I'm going to kill you outside of Jerusalem, where all your friends are.
fears and more are going to come true. By the way, I don't just know what you do. I know what you
think. I can read your minds. And maybe you think you're cooked meat now, but you're about to go out
of the frying pan and into the fire. Ezekiel even specifically prophesies in chapters 11 and
12 about how they'll leave the city and what will happen to them afterward. And it all happens by the book
in 2nd Kings 254. We read about that on day 21, but this prophecy by Ezekiel was written before it
happened. I just wanted to clarify that point because, again, when we're trying to read the
prophetic books as a whole, many of them overlap timelines, and it makes it challenging to
keep the chronological order. So, while Ezekiel is delivering this prophecy, one of the men
falls over dead. Then in the back half of chapter 11, God sets the record straight on something.
He says, in case there's any confusion, the temple isn't actually their sanctuary. He is their
sanctuary. He says it in verse 16. And God the sanctuary goes anywhere he wants. He's not confined to a
specific spot. As we've talked about before, the people of that day believed you change gods as soon as you
cross the border. They thought Yahweh was confined to Israel and that once they left it, they wouldn't be
able to worship him anymore and he wouldn't have any power anymore. Of course, this is crazy
inconsistent with what he's shown them through the years. One of the major things he did for them
early on in his relationship with them,
was rescue them out of Egypt
through a series of signs and miracles
that put the Egyptian gods to shame,
and he was with them in the wilderness
outside the promised land.
But just like most, if not all of us,
their default mindset is their cultural mindset,
not their spiritual mindset.
And it's hard for them to adjust,
so God keeps reminding them.
Chapter 11 ends with the promise
of a new heart for God's people.
Then in chapter 12,
we get more street theater.
Just a reminder, Ezekiel is exiled during the first round of deportations,
so he's either doing this performance in front of the other exiles,
or he's transported to Jerusalem to do it there in front of the future exiles.
Regardless which set of exiles it's in front of, their response is nonchalant.

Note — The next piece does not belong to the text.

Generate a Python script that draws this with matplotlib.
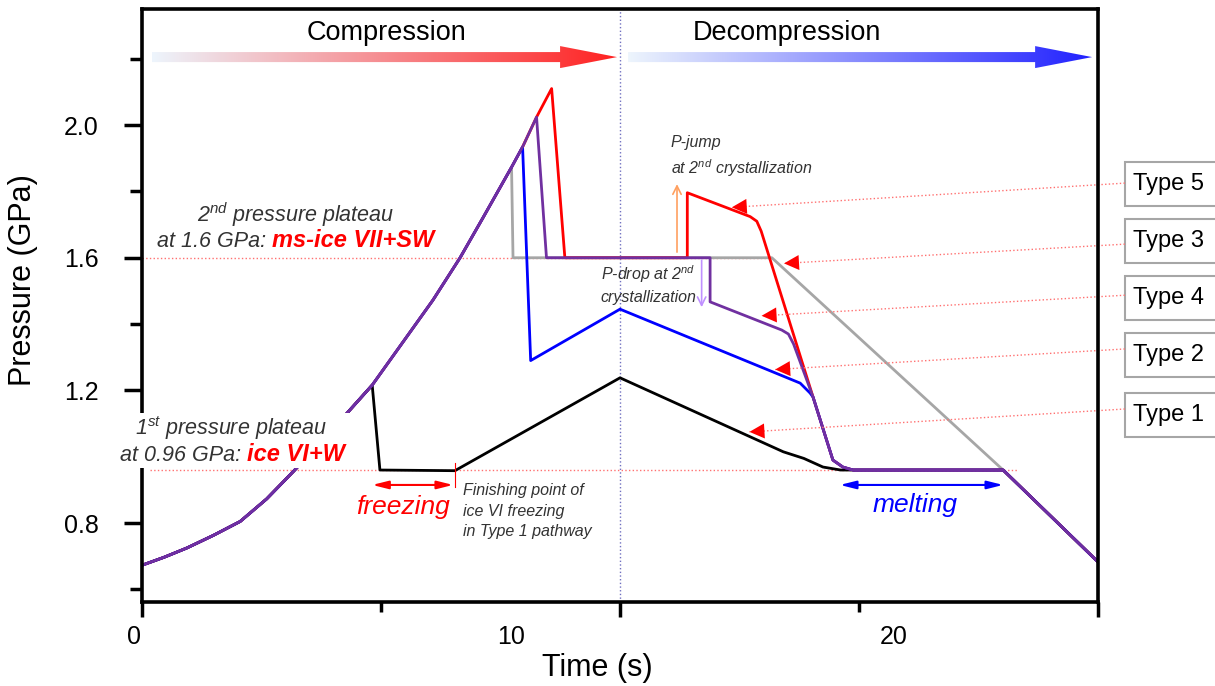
import numpy as np
import matplotlib.pyplot as plt
from matplotlib.patches import Polygon, Rectangle
import matplotlib.transforms as mtransforms

plt.rcParams['font.family'] = ['Liberation Sans', 'DejaVu Sans']
plt.rcParams['mathtext.fontset'] = 'custom'
plt.rcParams['mathtext.rm'] = 'Liberation Sans:italic'
plt.rcParams['mathtext.it'] = 'Liberation Sans:italic'

# common compression ramp (all types follow it until they leave)
t_comp = [0, 0.6, 1.22, 1.94, 2.67, 3.39, 4.11, 4.85, 5.58, 6.26, 7.91, 8.65, 9.27, 10.05, 10.35, 10.73, 11.14]
p_comp = [0.673, 0.697, 0.725, 0.763, 0.805, 0.873, 0.955, 1.043, 1.132, 1.216, 1.472, 1.600, 1.72, 1.873, 1.934, 2.024, 2.11]

# each type: index where it leaves the ramp + its own path
t1_leave = 9
t1_t = [6.47, 8.51, 13.0, 17.44, 18.0, 18.52, 19.0, 23.42, 26.0]
t1_p = [0.96, 0.958, 1.238, 1.015, 0.995, 0.969, 0.96, 0.96, 0.683]

t2_leave = 14
t2_t = [10.57, 13.0, 17.9, 18.17, 18.25, 18.79, 19.06, 19.34, 23.42, 26.0]
t2_p = [1.29, 1.445, 1.222, 1.192, 1.18, 0.99, 0.969, 0.96, 0.96, 0.683]

t3_leave = 13
t3_t = [10.09, 17.13, 23.42, 26.0]
t3_p = [1.6, 1.6, 0.96, 0.683]

t4_leave = 15
t4_t = [11.0, 15.45, 15.45, 17.40, 17.58, 17.72, 18.25, 18.79, 19.06, 19.34, 23.42, 26.0]
t4_p = [1.6, 1.6, 1.467, 1.382, 1.370, 1.340, 1.18, 0.99, 0.969, 0.96, 0.96, 0.683]

t5_leave = 16
t5_t = [11.5, 14.83, 14.83, 16.54, 16.72, 16.84, 18.25, 18.79, 19.06, 19.34, 23.42, 26.0]
t5_p = [1.6, 1.6, 1.796, 1.724, 1.710, 1.680, 1.18, 0.99, 0.969, 0.96, 0.96, 0.683]

# type labels on the right and where their arrows point
type_names = ['Type 5', 'Type 3', 'Type 4', 'Type 2', 'Type 1']
type_box_top = [1.888, 1.717, 1.545, 1.373, 1.192]
type_line_p = [1.825, 1.641, 1.487, 1.325, 1.144]
type_tip_t = [16.04, 17.46, 16.85, 17.22, 16.52]
type_tip_p = [1.752, 1.583, 1.425, 1.263, 1.075]

xtick_pos = [-0.22, 10.04, 20.45]
xtick_labels = ['0', '10', '20']
ytick_pos = [0.8, 1.2, 1.6, 2.0]
ytick_labels = ['0.8', '1.2', '1.6', '2.0']


def path(leave, tt, pp):
    return t_comp[:leave + 1] + tt, p_comp[:leave + 1] + pp


def grad_arrow(ax, x0, x1, xh, yc, hs, hh, c0, c1):
    verts = [(x0, yc - hs), (xh, yc - hs), (xh, yc - hh), (x1, yc),
             (xh, yc + hh), (xh, yc + hs), (x0, yc + hs)]
    poly = Polygon(verts, closed=True, fc='none', ec='none')
    ax.add_patch(poly)
    f = np.linspace(0, 1, 300)[:, None]
    grad = np.array(c0)[None, :] * (1 - f) + np.array(c1)[None, :] * f
    im = ax.imshow(grad[None, :, :], extent=[x0, x1, yc - hh, yc + hh],
                   aspect='auto', zorder=3, interpolation='bilinear')
    im.set_clip_path(poly)


fig = plt.figure(figsize=(12.15, 6.86), dpi=100)
ax = fig.add_axes([0.1169, 0.1224, 0.7868, 0.8645])

# guide lines
ax.plot([0, 17.1], [1.6, 1.6], ls=':', color='#ff7070', lw=1, zorder=1)
ax.plot([0.22, 23.82], [0.96, 0.96], ls=':', color='#ff7070', lw=1, zorder=1)
ax.axvline(13, ls=':', color='#7070c0', lw=1, zorder=1)

lw = 2.0
x, y = path(t3_leave, t3_t, t3_p)
ax.plot(x, y, color='#a6a6a6', lw=lw, zorder=2)
x, y = path(t1_leave, t1_t, t1_p)
ax.plot(x, y, color='black', lw=lw, zorder=2)
x, y = path(t5_leave, t5_t, t5_p)
ax.plot(x, y, color='#ff0000', lw=lw, zorder=2)
x, y = path(t2_leave, t2_t, t2_p)
ax.plot(x, y, color='#0000ff', lw=lw, zorder=2)
x, y = path(t4_leave, t4_t, t4_p)
ax.plot(x, y, color='#7030a0', lw=lw, zorder=2)

# top gradient arrows
grad_arrow(ax, 0.27, 12.92, 11.37, 2.205, 0.0151, 0.0332,
           (0.93, 0.96, 0.99), (1.0, 0.13, 0.13))
grad_arrow(ax, 13.22, 25.84, 24.29, 2.205, 0.0151, 0.0332,
           (0.93, 0.96, 0.99), (0.13, 0.13, 1.0))
ax.text(6.64, 2.277, 'Compression', fontsize=19.5, ha='center', va='center')
ax.text(17.54, 2.277, 'Decompression', fontsize=19.5, ha='center', va='center')

# plateau notes
gray = '#333333'
ax.text(4.19, 1.729, '2$^{nd}$ pressure plateau', fontsize=15.5, style='italic',
        color=gray, ha='center', va='center')
a1 = ax.text(0.41, 1.648, 'at 1.6 GPa:', fontsize=15.5, style='italic',
             color=gray, ha='left', va='center')
ax.annotate('ms-ice VII+SW', xy=(1, 0), xycoords=a1, xytext=(4, 0),
            textcoords='offset points', ha='left', va='bottom', fontsize=17,
            style='italic', weight='bold', color='#ff0000')

ax.add_patch(Rectangle((-0.73, 0.966), 6.39, 0.166, fc='white', ec='none',
                       zorder=4, clip_on=False))
ax.text(2.43, 1.087, '1$^{st}$ pressure plateau', fontsize=15.5, style='italic',
        color=gray, ha='center', va='center', zorder=5, clip_on=False)
b1 = ax.text(-0.6, 1.005, 'at 0.96 GPa:', fontsize=15.5, style='italic',
             color=gray, ha='left', va='center', zorder=5, clip_on=False)
ax.annotate('ice VI+W', xy=(1, 0), xycoords=b1, xytext=(4, 0),
            textcoords='offset points', ha='left', va='bottom', fontsize=17,
            style='italic', weight='bold', color='#ff0000', zorder=5)

# freezing / melting
ax.annotate('', xy=(6.26, 0.915), xytext=(8.46, 0.915),
            arrowprops=dict(arrowstyle='<|-|>,head_length=0.8,head_width=0.2',
                            color='#ff0000', lw=1.5, mutation_scale=12,
                            shrinkA=0, shrinkB=0))
ax.plot([8.51, 8.51], [0.909, 0.981], color='#ff0000', lw=0.8)
ax.text(7.10, 0.848, 'freezing', fontsize=19, style='italic', color='#ff0000',
        ha='center', va='center')
ax.text(8.73, 0.836, 'Finishing point of\nice VI freezing\nin Type 1 pathway',
        fontsize=11.5, style='italic', color=gray, ha='left', va='center',
        linespacing=1.45)

ax.annotate('', xy=(18.98, 0.915), xytext=(23.42, 0.915),
            arrowprops=dict(arrowstyle='<|-|>,head_length=0.8,head_width=0.2',
                            color='#0000ff', lw=1.5, mutation_scale=12,
                            shrinkA=0, shrinkB=0))
ax.text(21.02, 0.854, 'melting', fontsize=19, style='italic', color='#0000ff',
        ha='center', va='center')

# crystallization notes
ax.text(14.38, 1.903, 'P-jump\nat 2$^{nd}$ crystallization', fontsize=11.5,
        style='italic', color=gray, ha='left', va='center', linespacing=1.45)
ax.annotate('', xy=(14.55, 1.822), xytext=(14.55, 1.617),
            arrowprops=dict(arrowstyle='->,head_length=0.5,head_width=0.25',
                            color='#ffa060', lw=1.2, mutation_scale=12,
                            shrinkA=0, shrinkB=0))
ax.text(12.47, 1.520, 'P-drop at 2$^{nd}$\ncrystallization', fontsize=11.5,
        style='italic', color=gray, ha='left', va='center', linespacing=1.45)
ax.annotate('', xy=(15.22, 1.451), xytext=(15.22, 1.593),
            arrowprops=dict(arrowstyle='->,head_length=0.5,head_width=0.25',
                            color='#c090ff', lw=1.2, mutation_scale=12,
                            shrinkA=0, shrinkB=0))

# type label boxes with pointer arrows
box_x = 26.73
box_h = 0.133
for name, top, lp, tt, tp in zip(type_names, type_box_top, type_line_p,
                                 type_tip_t, type_tip_p):
    ax.add_patch(Rectangle((box_x, top - box_h), 3.0, box_h, fc='white',
                           ec='#a6a6a6', lw=1.5, clip_on=False))
    ax.text(26.95, top - box_h / 2, name, fontsize=17, ha='left', va='center',
            clip_on=False)
    ax.plot([box_x, tt], [lp, tp], ls=':', color='#ff7070', lw=1, clip_on=False)
    k = (lp - tp) / (box_x - tt)
    ax.annotate('', xy=(tt, tp), xytext=(tt + 0.5, tp + 0.5 * k),
                arrowprops=dict(arrowstyle='-|>,head_length=0.6,head_width=0.3',
                                color='#ff0000', lw=0, mutation_scale=18,
                                shrinkA=0, shrinkB=0))

# axes styling
ax.set_xlim(0, 26)
ax.set_ylim(0.562, 2.35)
for s in ax.spines.values():
    s.set_linewidth(2.6)
ax.set_xticks([0, 13, 26])
ax.set_xticks([6.5, 19.5], minor=True)
ax.set_xticklabels([])
ax.tick_params(axis='x', which='major', length=11, width=2.5)
ax.tick_params(axis='x', which='minor', length=7, width=2.5)
ax.set_yticks(ytick_pos)
ax.set_yticklabels(ytick_labels, fontsize=18)
ax.set_yticks([0.6, 1.0, 1.4, 1.8, 2.2], minor=True)
ax.tick_params(axis='y', which='major', length=13, width=2.5, pad=18)
ax.tick_params(axis='y', which='minor', length=8.5, width=2.5)

tr = mtransforms.blended_transform_factory(ax.transData, ax.transAxes)
for p, lab in zip(xtick_pos, xtick_labels):
    ax.text(p, -0.0585, lab, fontsize=18, ha='center', va='center', transform=tr)

ax.text(-0.1245, 0.543, 'Pressure (GPa)', fontsize=22, rotation=90,
        ha='center', va='center', transform=ax.transAxes)
ax.text(0.4765, -0.111, 'Time (s)', fontsize=22, ha='center', va='center',
        transform=ax.transAxes)

fig.savefig('out.png', dpi=100)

When they're unmoved by this, God has Ezekiel adds some emotion to it
to show them the kind of fear and trembling the future exiles will be going through.
But they seem to be calloused by years of false prophecies,
and even as yet unfulfilled true prophecies.
So God lets them know that this is going to happen soon.
My Godshot was just a little blip in 1019,
where the glory of the Lord is leaving the temple with the cherubim.
This wrecked me.
I choked up every time I tried to write this section.
The verse says that God and the cherubim
stood at the entrance of the east gate of the house of the Lord.
The word stood in this passage implies that God lingered there at the threshold
before leaving through the Eastern Gate.
It's almost like that final look back,
feeling the grief over what's been lost,
the pain over the way his people have broken his heart,
the loss of the land he promised them
and the blessings he gave them,
but all is not lost,
because then the presence of God heads east toward Babylon.
God follows his people into the land of their exile,
pursuing them still.
Even in exile,
He's our sanctuary.
Even in exile, he's where the joy is.